O Banco de Portugal divulgou no seu Boletim Económico um trabalho sobre a relação entre o trajecto escolar dos filhos e o estatuto económico e nível de escolarização dos pais. O trabalho foi realizado com dados do Instituto nacional de Estatística de 2019 e do “EU Statistics on Income and Living Conditions”, do Eurostat, de 2021.
Apesar do aumento significativo do nível de escolarização nos
últimos anos os indicadores mostram que apenas cerca de 10% dos filhos de
famílias pobres e com pais com escolaridade até ao 9º chegam ao ensino superior.
O conjunto dos dados apurados sustenta a forte associação entre estatuto
económico e escolarização das famílias e o percurso escolar dos filhos. Nada de
novo, desde que se realizam este tipo de estudos esta relação é evidenciada.
Também sabemos que isto é tanto mais evidente quanto maiores
são os níveis de desigualdade nas comunidades. Em Portugal verifica-se ainda um dos maiores
fossos entre ricos e pobres da União Europeia pelo que a relação entre os
níveis escolar e salarial dos pais e os dos filhos é ainda mais forte. O
trabalho agora apresentado vem, mais uma vez, confirmar a realidade que
conhecemos, a enorme dificuldade da escola de promover mobilidade social, ou
seja, o nível de escolaridade dos pais marca de forma excessiva o nível
atingido pelos filhos. Apesar de alguma evolução, a situação sempre assim foi,
ainda me lembro de quando era pequeno, haver quem se admirasse dos meus pais,
um serralheiro e uma costureira, terem decidido que eu continuaria a estudar
após a escolaridade obrigatória, na época a 4ª classe.

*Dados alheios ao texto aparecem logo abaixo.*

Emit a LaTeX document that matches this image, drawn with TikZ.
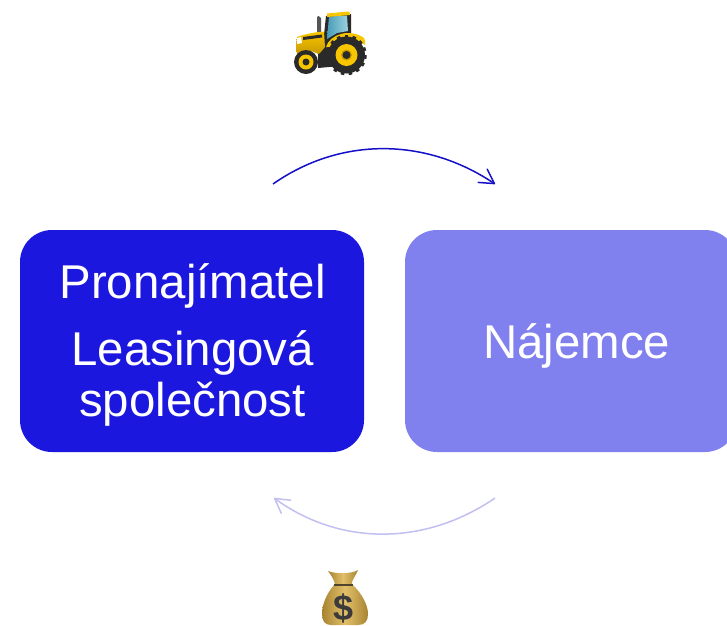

Acresce que as circunstâncias conjunturais e estruturais das
políticas educativas, apesar de alguma recuperação não garantem equidade nas
oportunidades, dificilmente sustentam que a educação e a qualificação também
com equidade.
Deste quadro, resulta uma complexa situação que poderemos de
forma simplista colocar nestes termos, a escola ao acabar por reproduzir a
desigualdade social à entrada, compromete o papel fundamental que lhe cabe na
promoção da mobilidade social, ou seja, a escola que deveria ser parte da solução,
na prática, corre o risco de continuar a ser parte do problema. No entanto e
apesar disto, creio que muito poderá e deverá ser feito no sentido da promoção
efectiva da chamada e distante equidade e igualdade de oportunidades. No
entanto, não teremos alternativa, é a escola pode e deve, de facto, fazer a
diferença.
Assim, mais uma vez, a questão central será a qualidade na
escola pública. Esta qualidade deverá assentar em três eixos fundamentais, a
qualidade considerando resultados, processos, autonomia e gestão optimizada de
recursos, segundo eixo, qualidade para todos, a melhor forma de combater os
mecanismos de exclusão e a desigualdade de entrada e, terceiro eixo,
diferenciação de metodologias, diferenciação progressiva e não prematura dos
percursos de educação e formação.
No actual cenário, quando se entende e espera que a educação
e qualificação possam ter um papel decisivo na minimização de assimetrias, as
políticas, os custos e a dificuldade de acesso podem, pelo contrário, alimentar
essas assimetrias e manter a narrativa, "tal pai, tal filho", pai
(mãe) letrado, filho letrado e pai (mãe) pouco letrado, filho pouco letrado.
Assim sendo, são necessárias políticas públicas para o médio
prazo, estabelecidas com base no interesse de todos, com definição clara de
metas, recursos, processos e avaliação. Apesar de algumas melhorias que se registam, a continuidade de alguns aspectos levará a que daqui a algum
tempo um novo estudo de dentro ou de fora venha dizer ... provavelmente o mesmo.